Data records
— Start —

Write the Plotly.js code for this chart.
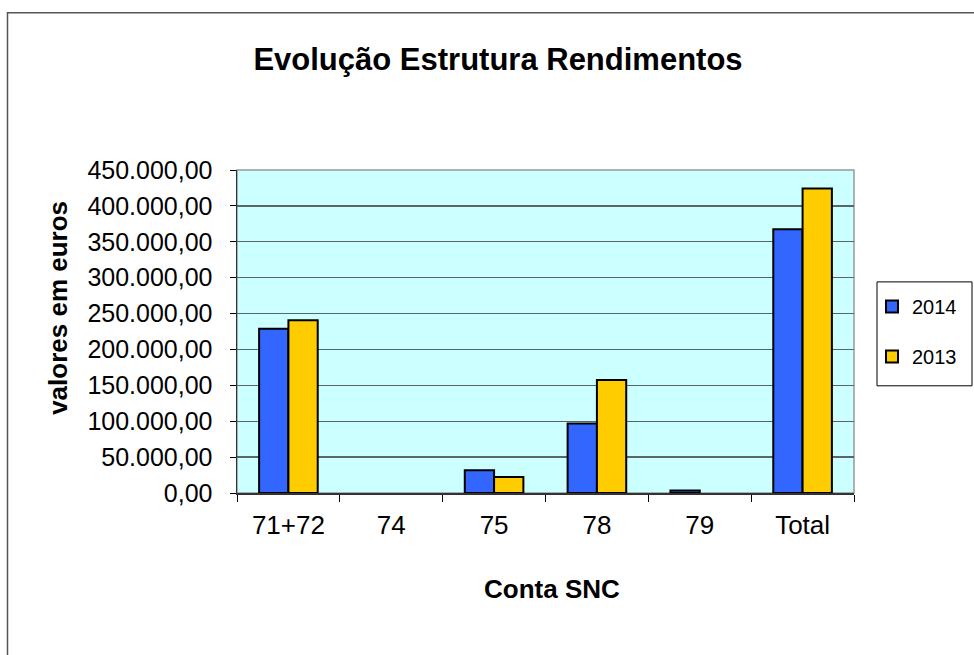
<!DOCTYPE html>
<html>
<head>
<meta charset="utf-8">
<script src="https://cdn.plot.ly/plotly-3.0.1.min.js"></script>
<style>
  html, body { margin: 0; padding: 0; background: #ffffff; }
  #chart { width: 974px; height: 655px; }
</style>
</head>
<body>
<div id="chart"></div>
<script>
const categories = ["71+72", "74", "75", "78", "79", "Total"];
const values2014 = [229000, null, 31700, 96900, 3500, 367600];
const values2013 = [240500, null, 22400, 157400, null, 424300];
const seriesNames = ["2014", "2013"];
const chartTitle = "Evolução Estrutura Rendimentos";
const xTitle = "Conta SNC";
const yTitle = "valores em euros";

const FONT = "'Liberation Sans', Arial, Helvetica, sans-serif";

// pixel helpers for the fixed plot area (237..854 x 170..493.3)
const PL = 237, PW = 617, PB = 493.3, PH = 323.3;
const px = v => (v - PL) / PW;
const py = v => (PB - v) / PH;

const traces = [
  {
    type: "bar",
    name: seriesNames[0],
    x: categories,
    y: values2014,
    legendgroup: "a",
    marker: { color: "#3366FF", line: { color: "#000000", width: 2 } },
    hoverinfo: "x+y+name"
  },
  {
    type: "bar",
    name: seriesNames[1],
    x: categories,
    y: values2013,
    legendgroup: "b",
    marker: { color: "#FFCC00", line: { color: "#000000", width: 2 } },
    hoverinfo: "x+y+name"
  }
];

const layout = {
  width: 974,
  height: 655,
  margin: { l: 237, r: 120, t: 170, b: 162, pad: 0 },
  paper_bgcolor: "#ffffff",
  plot_bgcolor: "#CCFFFF",
  separators: ",.",
  barmode: "group",
  bargap: 0.43,
  bargroupgap: 0,
  font: { family: FONT, color: "#000000" },
  title: {
    text: "<b>" + chartTitle + "</b>",
    font: { family: FONT, size: 31, color: "#000000" },
    x: 498 / 974,
    xanchor: "center",
    xref: "container",
    y: 1 - 59 / 655,
    yanchor: "middle",
    yref: "container"
  },
  xaxis: {
    type: "category",
    tickson: "boundaries",
    ticks: "outside",
    ticklen: 7,
    tickwidth: 1,
    tickcolor: "#000000",
    ticklabelstandoff: 8,
    tickfont: { family: FONT, size: 26, color: "#000000" },
    showline: true,
    linecolor: "#333333",
    linewidth: 1.5,
    showgrid: false,
    zeroline: false,
    automargin: false
  },
  yaxis: {
    range: [0, 450000],
    dtick: 50000,
    tick0: 0,
    tickformat: ",.2f",
    ticks: "outside",
    ticklen: 6,
    tickwidth: 1,
    tickcolor: "#000000",
    ticklabelstandoff: 12,
    tickfont: { family: FONT, size: 25, color: "#000000" },
    showline: true,
    linecolor: "#333333",
    linewidth: 1.5,
    showgrid: true,
    gridcolor: "#5a6666",
    gridwidth: 1.3,
    zeroline: false,
    automargin: false
  },
  annotations: [
    {
      text: "<b>" + xTitle + "</b>",
      xref: "paper", yref: "paper",
      x: px(551.5), y: py(589),
      xanchor: "center", yanchor: "middle",
      showarrow: false,
      font: { family: FONT, size: 26, color: "#000000" }
    },
    {
      text: "<b>" + yTitle + "</b>",
      xref: "paper", yref: "paper",
      x: px(58), y: py(308),
      xanchor: "center", yanchor: "middle",
      textangle: -90,
      showarrow: false,
      font: { family: FONT, size: 26, color: "#000000" }
    }
  ],
  legend: {
    x: px(872),
    xanchor: "left",
    y: py(287),
    yanchor: "top",
    bgcolor: "rgba(0,0,0,0)",
    borderwidth: 0,
    font: { family: FONT, size: 20, color: "#000000" },
    traceorder: "grouped",
    tracegroupgap: 21
  },
  shapes: [
    {
      type: "rect", xref: "paper", yref: "paper",
      x0: 0, x1: 1, y0: 0, y1: 1,
      line: { color: "#999999", width: 1.5 },
      layer: "below"
    },
    {
      type: "rect", xref: "paper", yref: "paper",
      x0: px(877), x1: px(972), y0: py(386), y1: py(282),
      line: { color: "#000000", width: 1 },
      fillcolor: "#ffffff",
      layer: "below"
    },
    {
      type: "rect", xref: "paper", yref: "paper",
      x0: px(7.5), x1: px(980),
      y0: py(665), y1: py(12.5),
      line: { color: "#555555", width: 1.5 },
      layer: "above"
    }
  ]
};

Plotly.newPlot("chart", traces, layout, { displayModeBar: false, staticPlot: true });
</script>
</body>
</html>
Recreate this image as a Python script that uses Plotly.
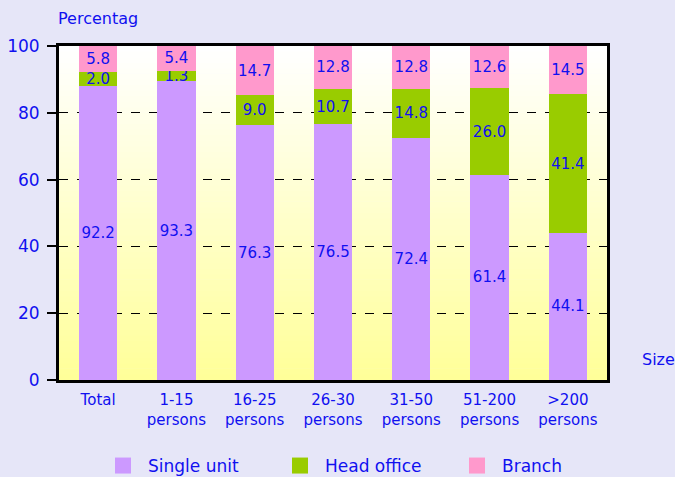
import plotly.graph_objects as go

categories = ["Total", "1-15", "16-25", "26-30", "31-50", "51-200", ">200"]
tick_labels = ["Total", "1-15<br>persons", "16-25<br>persons", "26-30<br>persons",
               "31-50<br>persons", "51-200<br>persons", ">200<br>persons"]
# printed labels
single_unit_lbl = [92.2, 93.3, 76.3, 76.5, 72.4, 61.4, 44.1]
head_office_lbl = [2.0, 1.3, 9.0, 10.7, 14.8, 26.0, 41.4]
branch_lbl = [5.8, 5.4, 14.7, 12.8, 12.8, 12.6, 14.5]
# bar heights as drawn in the picture
single_unit = [88.1, 89.5, 76.3, 76.5, 72.4, 61.4, 44.1]
head_office = [4.0, 3.1, 9.0, 10.7, 14.8, 26.0, 41.4]
branch = [7.9, 7.4, 14.7, 12.8, 12.8, 12.6, 14.5]
y_ticks = [0, 20, 40, 60, 80, 100]

BLUE = "#1010F0"
FONT = "DejaVu Sans"

fig = go.Figure()
series = [("Single unit", single_unit, single_unit_lbl, "#CC99FF"),
          ("Head office", head_office, head_office_lbl, "#99CC00"),
          ("Branch", branch, branch_lbl, "#FF99CC")]
for name, vals, lbls, col in series:
    fig.add_trace(go.Bar(
        x=categories, y=vals, name=name, marker=dict(color=col, line=dict(width=0)),
        text=[f"{v:.1f}" for v in lbls], textposition="inside",
        insidetextanchor="middle", textangle=0, constraintext="none",
        textfont=dict(color=BLUE, size=15, family=FONT), showlegend=False,
    ))
# legend entries with larger square swatches
for name, vals, lbls, col in series:
    fig.add_trace(go.Scatter(
        x=[None], y=[None], mode="markers", name=name,
        marker=dict(symbol="square", size=16, color=col),
    ))

# gradient plot background (white top -> light yellow bottom)
N = 60
shapes = []
for i in range(N):
    t = i / (N - 1)  # 0 bottom, 1 top
    b = int(round(0x99 + (0xFF - 0x99) * t))
    shapes.append(dict(type="rect", xref="paper", yref="paper",
                       x0=0, x1=1, y0=i / N, y1=(i + 1) / N + 0.002,
                       fillcolor=f"rgb(255,255,{b})", line=dict(width=0), layer="below"))

fig.update_layout(
    barmode="stack",
    bargap=0.51,
    width=675, height=477,
    margin=dict(l=59, r=68, t=46, b=97),
    paper_bgcolor="#E6E6F8",
    plot_bgcolor="rgba(0,0,0,0)",
    shapes=shapes,
    font=dict(family=FONT, color=BLUE),
    xaxis=dict(tickvals=categories, ticktext=tick_labels, showline=True, linecolor="black",
               linewidth=3, mirror=True, ticks="", ticklabelstandoff=4, automargin=False,
               tickfont=dict(size=15, color=BLUE, family=FONT), showgrid=False),
    yaxis=dict(range=[0, 100], tickvals=y_ticks, showline=True, linecolor="black", linewidth=3,
               mirror=True, ticks="outside", ticklen=9, tickwidth=2, tickcolor="black",
               ticklabelstandoff=4, automargin=False,
               tickfont=dict(size=17, color=BLUE, family=FONT),
               showgrid=True, gridcolor="black", gridwidth=1, griddash="dash", zeroline=False),
    legend=dict(orientation="h", xref="container", x=98 / 675, xanchor="left",
                yref="container", y=(477 - 466) / 477, yanchor="middle",
                font=dict(size=17, color=BLUE, family=FONT), entrywidth=122, itemwidth=40,
                entrywidthmode="pixels", bgcolor="rgba(0,0,0,0)", traceorder="normal"),
    annotations=[
        dict(text="Percentag", xref="paper", yref="paper", x=0, y=1, yshift=28, xshift=-3,
             xanchor="left", yanchor="middle", showarrow=False,
             font=dict(size=16, color=BLUE, family=FONT)),
        dict(text="Size", xref="paper", yref="paper", x=1, xshift=33, y=0.06,
             xanchor="left", yanchor="middle", showarrow=False,
             font=dict(size=16, color=BLUE, family=FONT)),
    ],
)

fig.write_html("out.html", config={"displayModeBar": False},
               post_script="document.body.style.margin='0';")
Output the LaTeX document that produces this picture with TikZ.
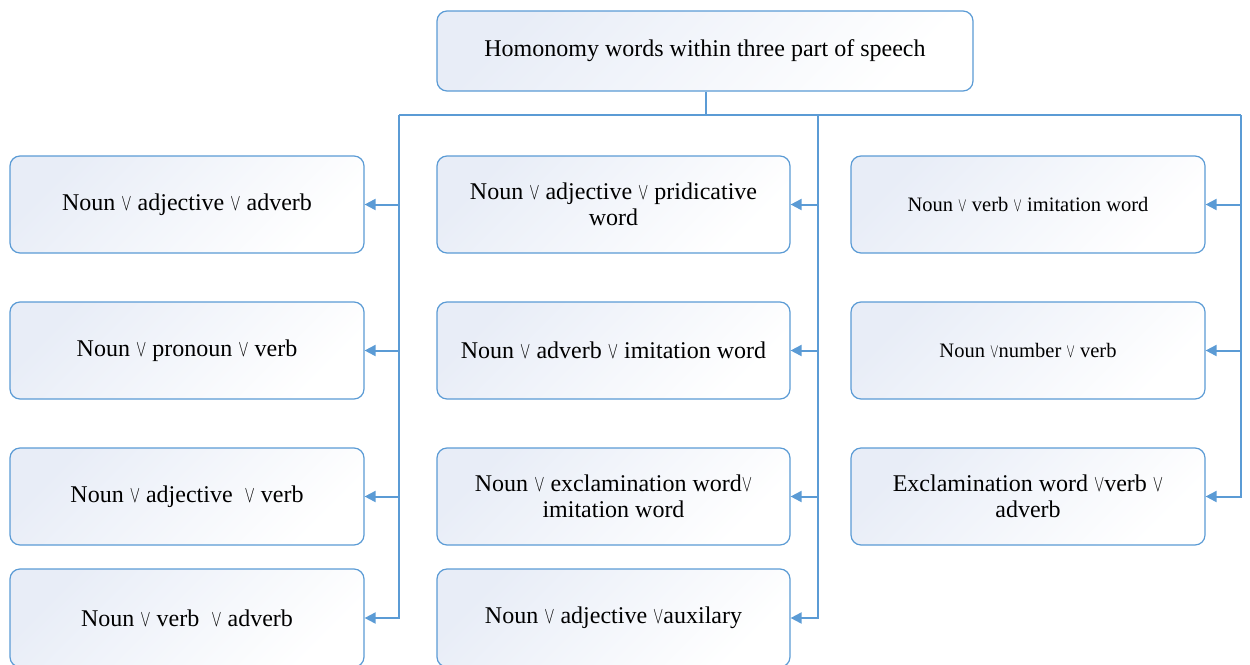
\documentclass[tikz,border=0pt]{standalone}
\usepackage{fontspec}
\setmainfont{Liberation Serif}
\usetikzlibrary{arrows.meta}
\definecolor{lineblue}{RGB}{91,155,213}
\definecolor{boxfill}{RGB}{232,237,247}
\newcommand{\orv}{\scalebox{0.62}[0.95]{$\vee$}}
\tikzset{
  box/.style={draw=lineblue, line width=1.2pt, rounded corners=10pt,
    top color=boxfill, bottom color=white, shading angle=45,
    minimum width=354pt, minimum height=97pt, align=center,
    font=\fontsize{24}{26}\selectfont, inner sep=0pt},
  smalltext/.style={font=\fontsize{20.5}{24}\selectfont},
  conn/.style={draw=lineblue, line width=2pt},
  arr/.style={conn, -{Triangle[length=11pt,width=11pt]}}
}
\begin{document}
\begin{tikzpicture}[x=1pt,y=-1pt]
\useasboundingbox (0,0) rectangle (1250,664);
% top
\node[box, minimum width=536pt, minimum height=80pt] (top) at (705,51) {Homonomy words within three part of speech};
% left column
\node[box] (L1) at (187,204.5) {Noun \orv\ adjective \orv\ adverb};
\node[box] (L2) at (187,350.5) {Noun \orv\ pronoun \orv\ verb};
\node[box] (L3) at (187,496.5) {Noun \orv\ adjective\ \ \orv\ verb};
\node[box, minimum height=98pt] (L4) at (187,618) {Noun \orv\ verb\ \ \orv\ adverb};
% middle column
\node[box, minimum width=353pt] (M1) at (613.5,204.5) {Noun \orv\ adjective \orv\ pridicative\\word};
\node[box, minimum width=353pt] (M2) at (613.5,350.5) {Noun \orv\ adverb \orv\ imitation word};
\node[box, minimum width=353pt] (M3) at (613.5,496.5) {Noun \orv\ exclamination word\orv\\imitation word};
\node[box, minimum width=353pt, minimum height=98pt] (M4) at (613.5,618) {Noun \orv\ adjective \orv auxilary};
% right column
\node[box, smalltext] (R1) at (1028,204.5) {Noun \orv\ verb \orv\ imitation word};
\node[box, smalltext] (R2) at (1028,350.5) {Noun \orv number \orv\ verb};
\node[box] (R3) at (1028,496.5) {Exclamination word \orv verb \orv\\adverb};
% trunk
\coordinate (j) at (706,115);
\coordinate (jl) at (399,115);
\coordinate (jm) at (818,115);
\coordinate (jr) at (1241,115);
\draw[conn] (top.south -| j) -- (j);
\draw[conn] (jl) -- (jr);
% branches
\foreach \n in {L1,L2,L3,L4} \draw[arr] (jl) |- (\n.east);
\foreach \n in {M1,M2,M3,M4} \draw[arr] (jm) |- (\n.east);
\foreach \n in {R1,R2,R3} \draw[arr] (jr) |- (\n.east);
\end{tikzpicture}
\end{document}
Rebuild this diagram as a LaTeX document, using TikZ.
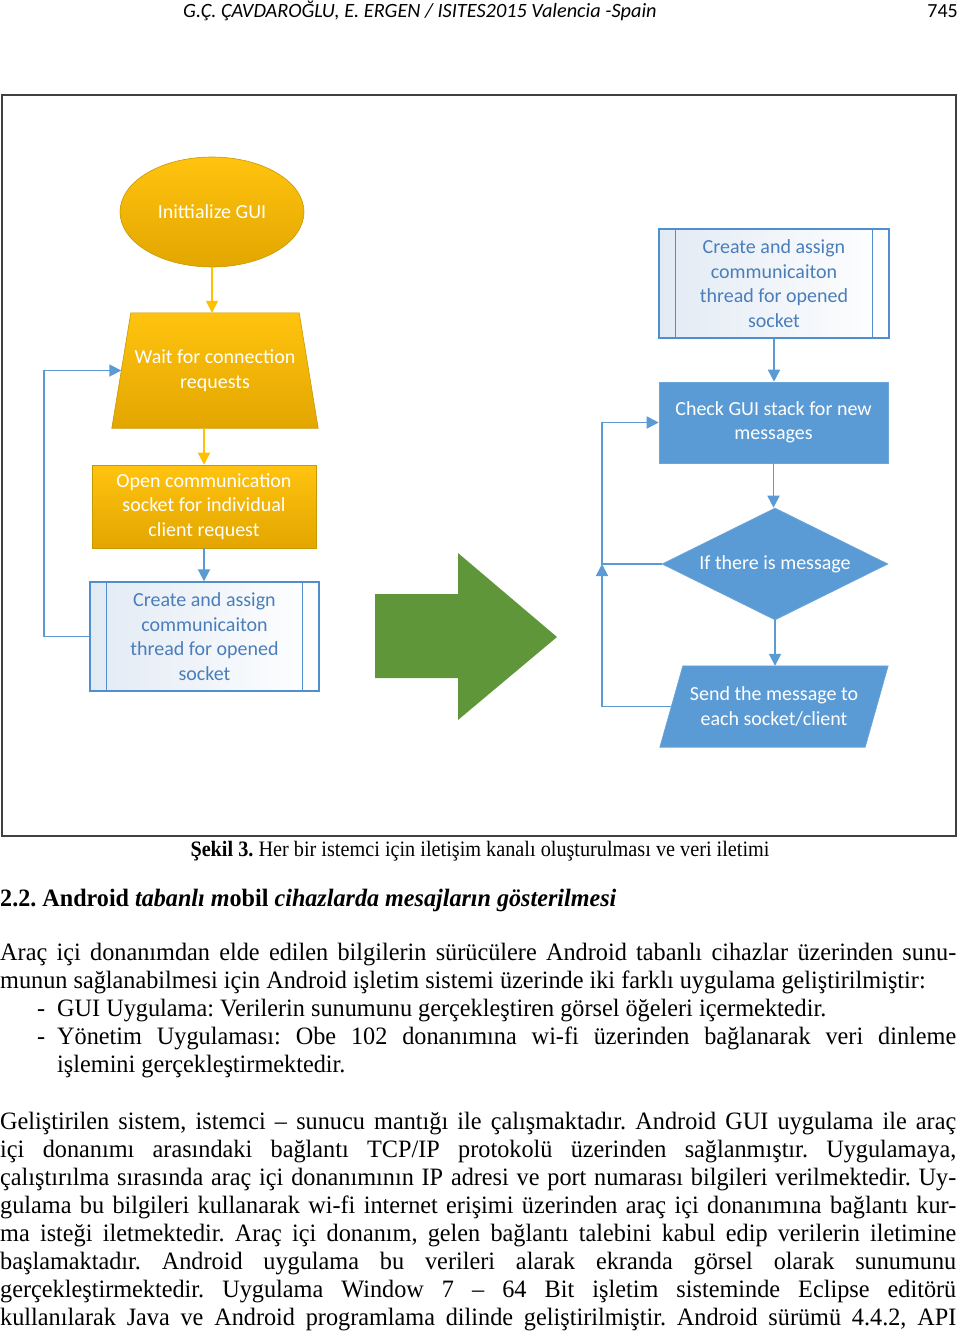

— End —

» **WHAT YOU SHOULD DO**
Exactly reproduce the lines from the line holding "Recreate this image" through the line holding "import plotly.graph_objects as go", and only those; pictures are to be left out.

» **THE COMPLETED TASK**
Recreate this image as a Python script that uses Plotly.
import plotly.graph_objects as go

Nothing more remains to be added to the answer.